Infrastruktur Digital: Siapa yang Bangun, Siapa yang Nikmati?
Pembangunan infrastruktur digital kerap disambut meriah. Tapi jika ditelaah lebih dalam, seringkali pembangunan itu hanya dinikmati oleh wilayah-wilayah yang sudah maju. Fiber optik, jaringan satelit, hingga smart city lebih banyak mengalir ke kota-kota besar.
Sementara desa-desa, yang katanya bagian dari prioritas pembangunan, masih berjuang dengan sinyal 3G dan minim pelatihan literasi digital. Ketimpangan regional pun diperparah.
Monetisasi Data: Aset Siapa, Keuntungan Siapa?
Dalam ekonomi digital, data adalah minyak baru. Tapi mari kita jujur: siapa yang menguasai data? Siapa yang menikmati keuntungannya?
Pengguna dari berbagai kelas sosial menyumbang data setiap detik—mulai dari lokasi, preferensi belanja, hingga perilaku browsing. Namun, yang mengolah dan menjual data tersebut adalah korporasi besar. Keuntungan tidak mengalir ke rakyat sebagai pemilik data, melainkan terkonsentrasi pada segelintir elite digital.
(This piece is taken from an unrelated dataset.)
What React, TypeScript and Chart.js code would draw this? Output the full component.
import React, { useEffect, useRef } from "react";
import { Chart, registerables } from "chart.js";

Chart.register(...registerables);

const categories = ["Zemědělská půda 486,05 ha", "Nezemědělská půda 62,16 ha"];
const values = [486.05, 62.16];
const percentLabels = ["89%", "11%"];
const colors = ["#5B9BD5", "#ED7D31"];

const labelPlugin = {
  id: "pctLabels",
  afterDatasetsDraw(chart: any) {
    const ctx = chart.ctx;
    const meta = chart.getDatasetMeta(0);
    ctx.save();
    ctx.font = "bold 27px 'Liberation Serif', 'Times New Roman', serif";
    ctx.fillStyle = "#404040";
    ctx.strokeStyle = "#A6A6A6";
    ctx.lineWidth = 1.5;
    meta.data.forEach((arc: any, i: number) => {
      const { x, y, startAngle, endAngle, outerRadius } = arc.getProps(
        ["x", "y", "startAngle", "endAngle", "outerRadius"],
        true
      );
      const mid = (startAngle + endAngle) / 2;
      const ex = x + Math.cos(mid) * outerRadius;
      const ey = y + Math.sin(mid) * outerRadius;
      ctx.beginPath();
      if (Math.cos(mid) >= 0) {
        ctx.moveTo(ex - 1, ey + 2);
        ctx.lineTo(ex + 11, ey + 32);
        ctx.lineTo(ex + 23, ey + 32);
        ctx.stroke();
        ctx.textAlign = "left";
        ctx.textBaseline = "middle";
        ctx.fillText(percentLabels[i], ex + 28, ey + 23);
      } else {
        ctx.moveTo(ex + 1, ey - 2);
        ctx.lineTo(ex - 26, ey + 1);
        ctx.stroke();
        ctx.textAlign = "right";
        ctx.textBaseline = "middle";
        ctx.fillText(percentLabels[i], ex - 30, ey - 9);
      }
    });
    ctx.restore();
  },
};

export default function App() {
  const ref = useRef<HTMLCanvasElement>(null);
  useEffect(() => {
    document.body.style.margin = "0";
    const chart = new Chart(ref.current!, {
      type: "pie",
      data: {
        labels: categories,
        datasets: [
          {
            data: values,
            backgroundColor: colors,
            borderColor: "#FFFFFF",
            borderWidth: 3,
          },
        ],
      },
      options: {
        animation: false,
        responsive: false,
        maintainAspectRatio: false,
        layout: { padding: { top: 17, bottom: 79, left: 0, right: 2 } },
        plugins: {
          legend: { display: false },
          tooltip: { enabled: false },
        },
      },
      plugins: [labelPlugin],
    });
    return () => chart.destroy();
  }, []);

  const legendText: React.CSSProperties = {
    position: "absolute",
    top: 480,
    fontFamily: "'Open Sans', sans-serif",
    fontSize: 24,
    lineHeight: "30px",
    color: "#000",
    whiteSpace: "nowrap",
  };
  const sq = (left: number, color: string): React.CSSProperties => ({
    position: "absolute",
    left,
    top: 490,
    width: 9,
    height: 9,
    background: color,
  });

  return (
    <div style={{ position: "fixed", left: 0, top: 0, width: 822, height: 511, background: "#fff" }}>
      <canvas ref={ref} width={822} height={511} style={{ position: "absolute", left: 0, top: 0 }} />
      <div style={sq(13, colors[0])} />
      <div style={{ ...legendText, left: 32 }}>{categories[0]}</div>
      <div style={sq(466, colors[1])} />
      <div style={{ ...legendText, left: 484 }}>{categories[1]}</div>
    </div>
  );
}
Apakah Semua Ini Tak Bisa Diubah?
Sebagai santri dan warga digital, saya percaya Islam mengajarkan keadilan sosial. Maka, meskipun ekonomi digital menciptakan peluang luar biasa, kita tidak boleh buta terhadap dampak sistemiknya. Keadilan ekonomi dalam Islam bukan hanya soal zakat atau infak, tetapi juga tentang akses yang merata, distribusi yang adil, dan penggunaan teknologi yang beretika.
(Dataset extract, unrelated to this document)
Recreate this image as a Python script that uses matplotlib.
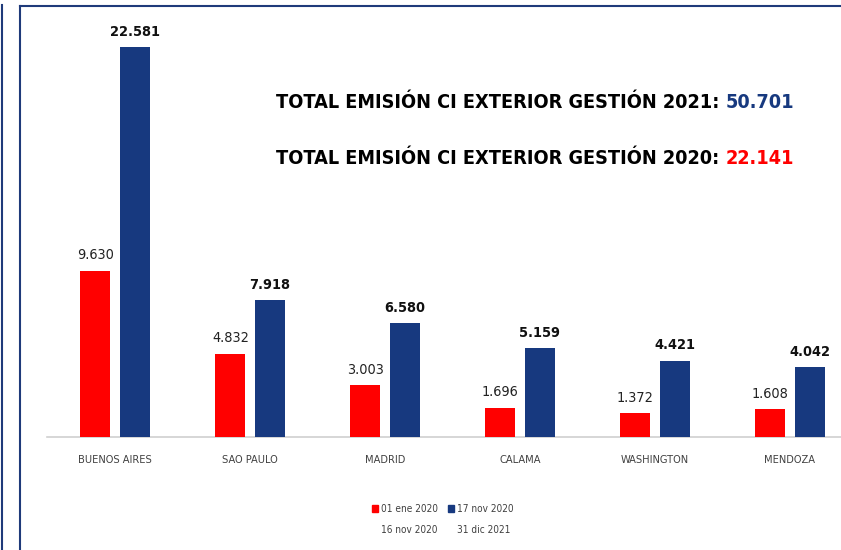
import matplotlib
matplotlib.use("Agg")
import matplotlib.pyplot as plt
from matplotlib.lines import Line2D
from matplotlib.patches import Patch
from matplotlib import font_manager as fm
import numpy as np

categories = ["BUENOS AIRES", "SAO PAULO", "MADRID", "CALAMA", "WASHINGTON", "MENDOZA"]
values_2020 = [9630, 4832, 3003, 1696, 1372, 1608]
values_2021 = [22581, 7918, 6580, 5159, 4421, 4042]
labels_2020 = ["9.630", "4.832", "3.003", "1.696", "1.372", "1.608"]
labels_2021 = ["22.581", "7.918", "6.580", "5.159", "4.421", "4.042"]
legend_labels = ["01 ene 2020\n16 nov 2020", "17 nov 2020\n31 dic 2021"]
total_2021 = "50.701"
total_2020 = "22.141"

RED = "#FF0000"
BLUE = "#17397F"

# pick a narrow font if available
names = {(f.name, f.stretch) for f in fm.fontManager.ttflist}
FAM, STRETCH = "Liberation Sans", "normal"
if any(n == "Liberation Sans Narrow" for n, s in names):
    FAM, STRETCH = "Liberation Sans Narrow", "normal"
elif any(n == "DejaVu Sans" and s != "normal" for n, s in names):
    FAM, STRETCH = "DejaVu Sans", "condensed"
FONT = dict(family=[FAM, "DejaVu Sans"], stretch=STRETCH)

W, H = 841, 550
fig = plt.figure(figsize=(W / 100, H / 100), dpi=100)
fig.patch.set_facecolor("white")
renderer = fig.canvas.get_renderer()


def fit_size(text, target_px, weight="normal"):
    t = fig.text(0, 0, text, fontsize=10, weight=weight, **FONT)
    w = t.get_window_extent(renderer).width
    t.remove()
    return 10 * target_px / w


# frame lines
fig.add_artist(Line2D([1.5 / W, 1.5 / W], [1 - 5 / H, 0], transform=fig.transFigure, color="#1F3A7A", lw=1.5))
fig.add_artist(Line2D([20 / W, 20 / W], [0, 1 - 6 / H], transform=fig.transFigure, color="#1F3A7A", lw=1.5))
fig.add_artist(Line2D([20 / W, 1], [1 - 6 / H, 1 - 6 / H], transform=fig.transFigure, color="#1F3A7A", lw=1.5))

ax_left, ax_right = 47, 841
ax_bottom, ax_top = 437, 20
ax = fig.add_axes([ax_left / W, (H - ax_bottom) / H, (ax_right - ax_left) / W, (ax_bottom - ax_top) / H])

x = np.arange(len(categories))
bw = 0.222
off = 0.145
ax.bar(x - off, values_2020, bw, color=RED, zorder=3)
ax.bar(x + off, values_2021, bw, color=BLUE, zorder=3)

val_size = min(fit_size("9.630", 37), 13)
for xi, v, lab in zip(x, values_2020, labels_2020):
    ax.annotate(lab, (xi - off, v), xytext=(0, 6), textcoords="offset points",
                ha="center", va="bottom", fontsize=val_size, color="#222222", **FONT)
for xi, v, lab in zip(x, values_2021, labels_2021):
    ax.annotate(lab, (xi + off, v), xytext=(0, 6), textcoords="offset points",
                ha="center", va="bottom", fontsize=val_size, weight="bold", color="#111111", **FONT)

ax.set_xlim((ax_left - 115) / 135, (ax_right - 115) / 135)
ax.set_ylim(0, 22581 * (ax_bottom - ax_top) / 390)
ax.set_xticks(x)
cat_size = min(fit_size("BUENOS AIRES", 74), 10)
ax.set_xticklabels(categories, fontsize=cat_size, color="#404040", **FONT)
ax.tick_params(axis="x", length=0, pad=13)
ax.set_yticks([])
for s in ["left", "right", "top"]:
    ax.spines[s].set_visible(False)
ax.spines["bottom"].set_color("#D0D0D0")
ax.spines["bottom"].set_linewidth(1.2)

# totals text (right aligned)
prefix21 = "TOTAL EMISIÓN CI EXTERIOR GESTIÓN 2021: "
prefix20 = "TOTAL EMISIÓN CI EXTERIOR GESTIÓN 2020: "
tot_size = min(fit_size(prefix21 + total_2021, 518, "bold"), 22)


def total_line(y_px, prefix, value, color):
    t2 = fig.text(794 / W, 1 - y_px / H, value, ha="right", va="center", fontsize=tot_size,
                  weight="bold", color=color, **FONT)
    bb = t2.get_window_extent(renderer)
    fig.text(bb.x0 / W, 1 - y_px / H, prefix.rstrip() + " ", ha="right", va="center", fontsize=tot_size,
             weight="bold", color="black", **FONT)


total_line(103, prefix21, total_2021, BLUE)
total_line(158, prefix20, total_2020, RED)

# legend: first line of each label next to the swatch, second line below it
first_lines = [lab.split("\n")[0] for lab in legend_labels]
second_lines = [lab.split("\n")[1] for lab in legend_labels]
leg_size = min(fit_size("01 ene 2020", 57), 10)
handles = [Patch(color=RED), Patch(color=BLUE)]
leg = fig.legend(handles, first_lines, loc="center", bbox_to_anchor=(443 / W, 1 - 509 / H), ncol=2,
                 frameon=False, prop=dict(size=leg_size, **FONT), handlelength=0.6, handleheight=0.6,
                 handletextpad=0.3, columnspacing=1.0, labelcolor="#404040",
                 borderpad=0, borderaxespad=0)
fig.canvas.draw()
for t, s in zip(leg.get_texts(), second_lines):
    bb = t.get_window_extent(renderer)
    fig.text(bb.x0 / W, 1 - 530 / H, s, ha="left", va="center", fontsize=leg_size,
             color="#404040", **FONT)

fig.savefig("out.png", dpi=100, facecolor="white")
Solusi? Ada beberapa langkah konkret:
- 1. Pemerataan Infrastruktur Digital: Negara harus benar-benar memastikan bahwa desa dan kota punya akses yang setara.
- 2. Pelatihan Literasi Digital Berskala Nasional: Melibatkan pesantren, sekolah, dan komunitas lokal.
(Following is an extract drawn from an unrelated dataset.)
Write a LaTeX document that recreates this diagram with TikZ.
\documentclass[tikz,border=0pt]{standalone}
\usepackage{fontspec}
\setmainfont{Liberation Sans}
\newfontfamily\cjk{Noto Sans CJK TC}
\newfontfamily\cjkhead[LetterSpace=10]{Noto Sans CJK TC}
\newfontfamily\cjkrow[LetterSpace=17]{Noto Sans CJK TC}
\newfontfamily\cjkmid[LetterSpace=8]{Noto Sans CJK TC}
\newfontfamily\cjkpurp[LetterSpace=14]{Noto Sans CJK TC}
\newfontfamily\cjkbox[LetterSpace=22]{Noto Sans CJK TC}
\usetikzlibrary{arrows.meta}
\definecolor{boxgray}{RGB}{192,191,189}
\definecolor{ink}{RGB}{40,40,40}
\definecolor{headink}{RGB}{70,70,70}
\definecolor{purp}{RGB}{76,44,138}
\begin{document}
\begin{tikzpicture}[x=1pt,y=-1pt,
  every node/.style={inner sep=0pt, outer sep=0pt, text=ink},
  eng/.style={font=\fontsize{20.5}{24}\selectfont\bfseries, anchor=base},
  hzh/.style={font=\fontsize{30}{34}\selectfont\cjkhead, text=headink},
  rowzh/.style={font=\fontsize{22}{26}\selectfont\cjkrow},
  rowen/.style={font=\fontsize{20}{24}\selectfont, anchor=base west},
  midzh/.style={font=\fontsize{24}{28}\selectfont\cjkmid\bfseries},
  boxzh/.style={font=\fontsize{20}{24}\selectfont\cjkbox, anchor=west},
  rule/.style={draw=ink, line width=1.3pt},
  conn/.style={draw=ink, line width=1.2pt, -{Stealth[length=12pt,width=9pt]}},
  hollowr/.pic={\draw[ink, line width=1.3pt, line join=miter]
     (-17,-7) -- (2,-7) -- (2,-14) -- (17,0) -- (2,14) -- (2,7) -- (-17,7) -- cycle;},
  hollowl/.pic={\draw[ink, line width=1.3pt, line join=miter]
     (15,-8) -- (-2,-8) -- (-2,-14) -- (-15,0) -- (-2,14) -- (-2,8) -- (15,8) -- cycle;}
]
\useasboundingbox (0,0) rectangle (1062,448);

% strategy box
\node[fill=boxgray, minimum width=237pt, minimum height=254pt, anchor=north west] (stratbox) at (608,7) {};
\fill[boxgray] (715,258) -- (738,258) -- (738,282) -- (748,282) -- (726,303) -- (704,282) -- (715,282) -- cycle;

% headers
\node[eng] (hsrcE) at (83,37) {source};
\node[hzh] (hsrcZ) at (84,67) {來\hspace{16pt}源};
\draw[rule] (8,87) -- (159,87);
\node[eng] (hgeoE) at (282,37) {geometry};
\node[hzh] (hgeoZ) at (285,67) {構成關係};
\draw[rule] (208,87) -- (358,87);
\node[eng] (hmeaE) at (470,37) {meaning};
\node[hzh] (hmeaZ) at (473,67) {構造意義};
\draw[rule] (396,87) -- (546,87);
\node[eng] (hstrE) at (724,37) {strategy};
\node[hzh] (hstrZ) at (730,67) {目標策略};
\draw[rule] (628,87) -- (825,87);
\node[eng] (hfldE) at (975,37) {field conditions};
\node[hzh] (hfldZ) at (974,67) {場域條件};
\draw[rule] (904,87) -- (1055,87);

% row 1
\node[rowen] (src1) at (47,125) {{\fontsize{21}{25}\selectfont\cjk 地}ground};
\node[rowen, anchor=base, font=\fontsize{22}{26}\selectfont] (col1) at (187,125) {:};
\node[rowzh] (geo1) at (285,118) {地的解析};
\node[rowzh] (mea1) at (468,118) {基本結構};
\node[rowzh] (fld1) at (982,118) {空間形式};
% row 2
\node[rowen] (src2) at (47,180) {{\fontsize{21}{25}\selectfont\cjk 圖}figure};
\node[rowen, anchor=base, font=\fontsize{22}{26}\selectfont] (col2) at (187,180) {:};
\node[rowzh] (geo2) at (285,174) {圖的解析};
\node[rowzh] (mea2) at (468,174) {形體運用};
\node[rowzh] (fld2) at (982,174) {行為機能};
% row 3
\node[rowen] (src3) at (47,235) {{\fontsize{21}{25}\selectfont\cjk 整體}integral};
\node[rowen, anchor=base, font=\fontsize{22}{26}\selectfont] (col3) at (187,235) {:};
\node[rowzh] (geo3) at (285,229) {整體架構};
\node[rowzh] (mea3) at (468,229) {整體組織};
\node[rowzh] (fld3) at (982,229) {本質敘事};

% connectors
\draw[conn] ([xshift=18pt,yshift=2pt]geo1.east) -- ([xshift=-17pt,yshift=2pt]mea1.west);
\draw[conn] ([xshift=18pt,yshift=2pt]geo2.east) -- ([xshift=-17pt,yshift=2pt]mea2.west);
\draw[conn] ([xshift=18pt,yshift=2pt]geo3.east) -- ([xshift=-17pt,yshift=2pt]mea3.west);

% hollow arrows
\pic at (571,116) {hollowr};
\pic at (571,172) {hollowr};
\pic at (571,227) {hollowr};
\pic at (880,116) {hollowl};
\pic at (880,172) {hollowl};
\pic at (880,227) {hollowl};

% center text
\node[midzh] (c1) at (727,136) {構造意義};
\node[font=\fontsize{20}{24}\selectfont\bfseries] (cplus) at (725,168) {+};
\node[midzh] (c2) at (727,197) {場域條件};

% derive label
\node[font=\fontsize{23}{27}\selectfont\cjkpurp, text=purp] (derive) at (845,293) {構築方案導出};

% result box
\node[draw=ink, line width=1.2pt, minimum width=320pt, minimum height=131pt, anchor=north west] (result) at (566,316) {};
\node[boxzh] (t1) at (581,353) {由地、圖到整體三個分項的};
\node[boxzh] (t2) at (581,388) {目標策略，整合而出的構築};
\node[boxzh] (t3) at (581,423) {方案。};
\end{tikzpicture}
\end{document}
- 3. Regulasi Platform Digital: Mencegah monopoli dan memastikan data pribadi tidak disalahgunakan.
- 4. Pajak Digital untuk Redistribusi: Pajak dari raksasa digital bisa disalurkan untuk program sosial berbasis digital di desa-desa.
Penutup: Menjadi Bagian dari Solusi
Sebagai seorang santri yang hidup di era digital, saya menyadari bahwa keterlibatan kita bukan hanya sebagai pengguna pasif. Kita bisa menjadi penyeimbang, penyambung suara-suara yang terpinggirkan oleh algoritma.
Ekonomi digital dan ketimpangan bukan takdir. Tapi jika kita abai, maka jurang sosial akan semakin menganga. Maka tugas kita adalah menjadi agen perubahan—bukan hanya dalam konten yang kita buat, tapi juga dalam sistem yang kita dukung.
Zona Ekonomi | Ruang Edukasi Santri Digital
Ingin belajar lebih lanjut tentang ekonomi digital, ketimpangan, dan solusinya? Kunjungi Zona Ekonomi dan temukan artikel-artikel lain yang bisa membantumu memahami dunia ekonomi dari kacamata Islami.
FAQ
Q: Apa hubungan antara ekonomi digital dan ketimpangan sosial?
A: Ekonomi digital dapat memperbesar kesenjangan karena akses, literasi, dan peluang belum merata.
Q: Siapa yang paling terdampak oleh ketimpangan digital? A: Masyarakat di daerah terpencil, berpendidikan rendah, dan pelaku UMKM tanpa keahlian digital.
Q: Bagaimana solusi untuk mengatasi ketimpangan dalam ekonomi digital?
A: Dengan pemerataan infrastruktur, pelatihan literasi, regulasi platform digital, dan pajak redistribusi dari raksasa teknologi.